Kardinal Marx "Muslime sind zuerst Menschen und dann kommt das Adjektiv"

München · Kardinal Marx hat die Christen in Deutschland dazu aufgerufen, auf die Muslime hierzulande zuzugehen. "Oder umgekehrt, sie auch zu uns einzuladen." Es störe ihn, wenn Ängste geschürt würden, sagte der Vorsitzende der Deutschen Bischofskonferenz.

 Kardinal Reinhard Marx, Vorsitzender der Deutschen Bischofskonferenz (Archiv).

Kardinal Reinhard Marx, Vorsitzender der Deutschen Bischofskonferenz (Archiv).

Foto: dpa, geb htf

Christen seien verpflichtet, den Weg von Gewaltlosigkeit und Liebe zu gehen, sagte der Münchner Kardinal Reinhard Marx in seiner Karfreitagspredigt. Das gelte auch im Blick auf die Muslime im Land und Nicht-Glaubende. "Denn wir wissen aus unserer eigenen Erfahrung als Christen in Europa und in der Welt: Ohne Freundschaft, ohne Begegnung, ohne Offenheit für den anderen gibt es kein Verstehen, gibt es keine Versöhnung, gibt es keine Gemeinschaft, sondern dann entstehen Misstrauen, Angst und Gewalt."

Der Kardinal regte an, "noch mehr auf unsere Nachbarn, die einer anderen Religion angehören, zuzugehen. Oder umgekehrt, sie auch zu uns einzuladen, so dass Begegnung immer wieder möglich wird." In einem "Focus"-Interview kritisierte der Vorsitzende der Deutschen Bischofskonferenz die Debatte um den Islam in Deutschland. Die Frage, ob der Islam zu Deutschland gehöre oder nicht, "führe nicht weiter", sagte er. "Da könnte man auch fragen, ob der Atheismus zu Deutschland gehört." Schon der Blick ins Grundgesetz reiche zur Klärung, wo Artikel 4 die Freiheit der Religionsausübung garantiere. "Das ist wirklich Teil unserer Staatsräson."

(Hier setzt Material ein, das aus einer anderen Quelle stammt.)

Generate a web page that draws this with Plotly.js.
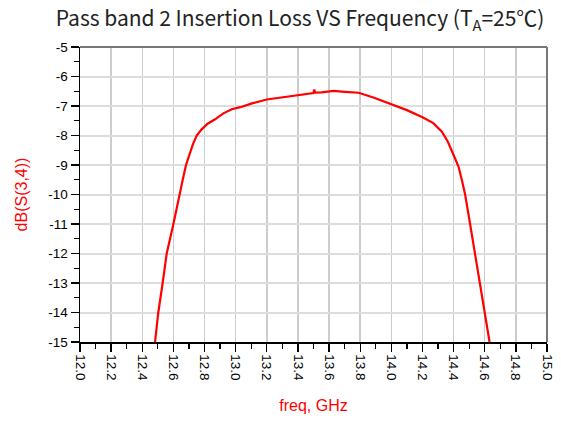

Ihn störe es, wenn Ängste geschürt und man bei Muslimen nur über ihre Religion rede, sagte Marx weiter. "Sie sind zuerst Menschen und dann kommt das Adjektiv." Einen politischen Islam, der in Deutschland Propaganda für Krieg mache, lehne er ab. Aber man könne etwa auch nicht pauschal sagen, die Mehrheit der türkischen Muslime sei für den Krieg, betonte der Kardinal. Türken, die hier wohnten, hätten das Recht, sich politisch zu organisieren. Ein Staat solle aber nicht die "Religion benutzen".

"Hass und Gewalt sind nichts Normales"

Auch der Ratsvorsitzende der Evangelischen Kirche in Deutschland (EKD), Heinrich Bedford-Strohm, nannte die Debatte, ob der Islam zu Deutschland gehört, für "wenig zielführend" und zu kurz gegriffen. "In Deutschland leben 4,5 Millionen Muslime", sagte er den Zeitungen des Redaktionsnetzwerks Deutschland. "Da ist interreligiöser Dialog nicht Kür, sondern Pflicht. Wir sollten darüber reden, wie wir miteinander umgehen wollen."

Christentum bedeute für ihn Nächstenliebe, Solidarität und Achtung vor jedem Menschen. "Nicht nur der eigenen Hautfarbe, der eigenen Kultur oder eigenen Religion", hob Bedford-Strohm hervor. "Ob Christentum wirklich Grundlage unserer Kultur ist, entscheidet sich daran, ob wir es wirklich ernst nehmen."

Der Vorsitzende der Evangelischen Kirche in Deutschland erinnerte in seiner Karfreitagspredigt zudem an das Leid vieler Menschen weltweit. Der bayerische Landesbischof nannte etwa die Christen in vielen Ländern, die "nur wegen ihres Bekenntnisses an Leib und Leben bedroht werden". Bedford-Strohm erwähnte in seiner Predigt in der Münchner St. Matthäuskirche zudem Verfolgte, die sich "in ihren Ländern für die Menschenwürde, für Gerechtigkeit und Freiheit einsetzen".

Der Bischof erinnerte auch an die Menschen, "die vor Gewalt und Krieg flüchten und auf Holz- oder Schlauchbooten ihr Leben riskieren oder verlieren". Aus reiner Liebe habe Gott sich selbst in Jesus Christus geopfert, fügte Bedford-Strohm hinzu. Darum könnten sich Christen nie mit dem Hass in der Welt abfinden: "Hass und Gewalt sind nichts Normales."